*Task*
Return the material word for word. Do not include pictures.

*Raw data*
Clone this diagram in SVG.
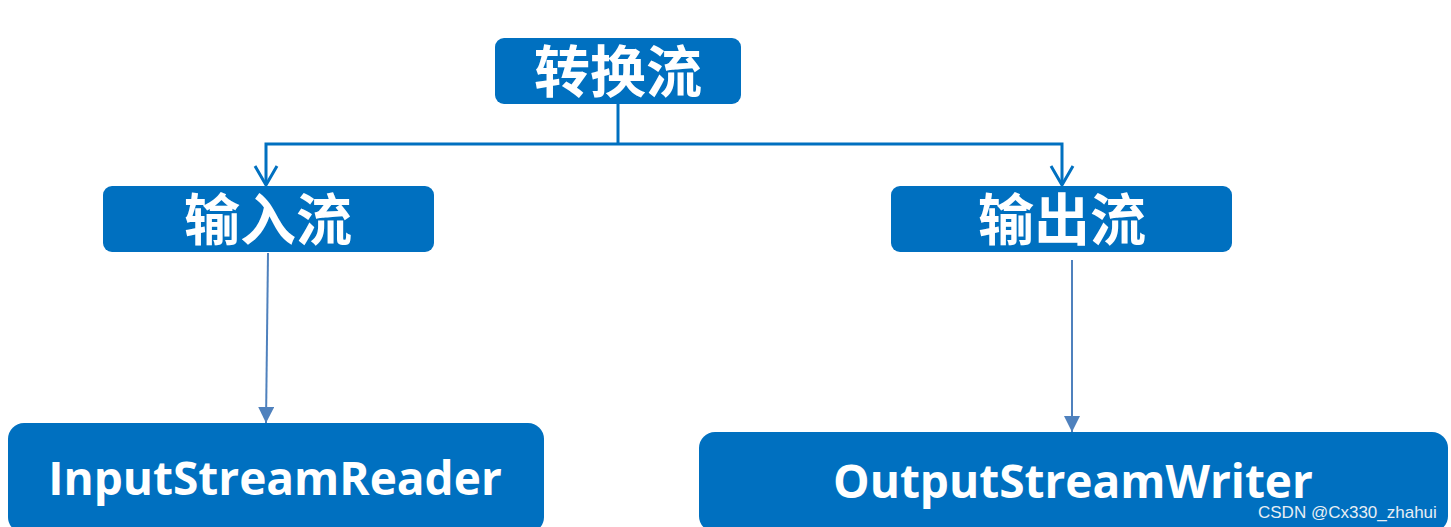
<svg xmlns="http://www.w3.org/2000/svg" width="1451" height="527" viewBox="0 0 1451 527">
<defs>
<style>
.box{fill:#0070C0;}
.cn{font-family:"Noto Sans CJK SC","Noto Sans",sans-serif;font-weight:bold;font-size:56px;fill:#fff;text-anchor:middle;}
.en{font-family:"Open Sans","Liberation Sans",sans-serif;font-weight:bold;font-size:46px;fill:#fff;text-anchor:middle;}
.main{fill:none;stroke:#0070C0;stroke-width:3;}
.thin{fill:none;stroke:#4F81BD;stroke-width:2;}
.wm{font-family:"Liberation Sans",Arial,sans-serif;font-size:17px;fill:#e8eef4;}
</style>
<marker id="open" viewBox="0 0 24 26" refX="22" refY="13" markerWidth="24" markerHeight="26" markerUnits="userSpaceOnUse" orient="auto">
<path d="M3,2 L22,13 L3,24" fill="none" stroke="#0070C0" stroke-width="3"/>
</marker>
<marker id="tri" viewBox="0 0 16 16" refX="16" refY="8" markerWidth="16" markerHeight="16" markerUnits="userSpaceOnUse" orient="auto">
<path d="M0,0 L16,8 L0,16 Z" fill="#4F81BD"/>
</marker>
</defs>
<g id="connectors">
<path class="main" d="M618,104 V144"/>
<path class="main" d="M618,144 H266 V185" marker-end="url(#open)"/>
<path class="main" d="M618,144 H1062 V185" marker-end="url(#open)"/>
<path class="thin" d="M268,253 L266,423" marker-end="url(#tri)"/>
<path class="thin" d="M1072,260 L1072,432" marker-end="url(#tri)"/>
</g>
<g id="node-convert">
<rect class="box" x="495" y="38" width="246" height="66" rx="9"/>
<text class="cn" x="618" y="92">转换流</text>
</g>
<g id="node-input">
<rect class="box" x="103" y="186" width="331" height="66" rx="9"/>
<text class="cn" x="268" y="240">输入流</text>
</g>
<g id="node-output">
<rect class="box" x="891" y="186" width="341" height="66" rx="9"/>
<text class="cn" x="1062" y="240">输出流</text>
</g>
<g id="node-isr">
<rect class="box" x="8" y="423" width="536" height="110" rx="16"/>
<text class="en" x="275" y="495">InputStreamReader</text>
</g>
<g id="node-osw">
<rect class="box" x="699" y="432" width="749" height="100" rx="16"/>
<text class="en" x="1073" y="498">OutputStreamWriter</text>
</g>
<text class="wm" x="1258" y="518">CSDN @Cx330_zhahui</text>
</svg>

*Result*
Clone this diagram in SVG.
<svg xmlns="http://www.w3.org/2000/svg" width="1451" height="527" viewBox="0 0 1451 527">
<defs>
<style>
.box{fill:#0070C0;}
.cn{font-family:"Noto Sans CJK SC","Noto Sans",sans-serif;font-weight:bold;font-size:56px;fill:#fff;text-anchor:middle;}
.en{font-family:"Open Sans","Liberation Sans",sans-serif;font-weight:bold;font-size:46px;fill:#fff;text-anchor:middle;}
.main{fill:none;stroke:#0070C0;stroke-width:3;}
.thin{fill:none;stroke:#4F81BD;stroke-width:2;}
.wm{font-family:"Liberation Sans",Arial,sans-serif;font-size:17px;fill:#e8eef4;}
</style>
<marker id="open" viewBox="0 0 24 26" refX="22" refY="13" markerWidth="24" markerHeight="26" markerUnits="userSpaceOnUse" orient="auto">
<path d="M3,2 L22,13 L3,24" fill="none" stroke="#0070C0" stroke-width="3"/>
</marker>
<marker id="tri" viewBox="0 0 16 16" refX="16" refY="8" markerWidth="16" markerHeight="16" markerUnits="userSpaceOnUse" orient="auto">
<path d="M0,0 L16,8 L0,16 Z" fill="#4F81BD"/>
</marker>
</defs>
<g id="connectors">
<path class="main" d="M618,104 V144"/>
<path class="main" d="M618,144 H266 V185" marker-end="url(#open)"/>
<path class="main" d="M618,144 H1062 V185" marker-end="url(#open)"/>
<path class="thin" d="M268,253 L266,423" marker-end="url(#tri)"/>
<path class="thin" d="M1072,260 L1072,432" marker-end="url(#tri)"/>
</g>
<g id="node-convert">
<rect class="box" x="495" y="38" width="246" height="66" rx="9"/>
<text class="cn" x="618" y="92">转换流</text>
</g>
<g id="node-input">
<rect class="box" x="103" y="186" width="331" height="66" rx="9"/>
<text class="cn" x="268" y="240">输入流</text>
</g>
<g id="node-output">
<rect class="box" x="891" y="186" width="341" height="66" rx="9"/>
<text class="cn" x="1062" y="240">输出流</text>
</g>
<g id="node-isr">
<rect class="box" x="8" y="423" width="536" height="110" rx="16"/>
<text class="en" x="275" y="495">InputStreamReader</text>
</g>
<g id="node-osw">
<rect class="box" x="699" y="432" width="749" height="100" rx="16"/>
<text class="en" x="1073" y="498">OutputStreamWriter</text>
</g>
<text class="wm" x="1258" y="518">CSDN @Cx330_zhahui</text>
</svg>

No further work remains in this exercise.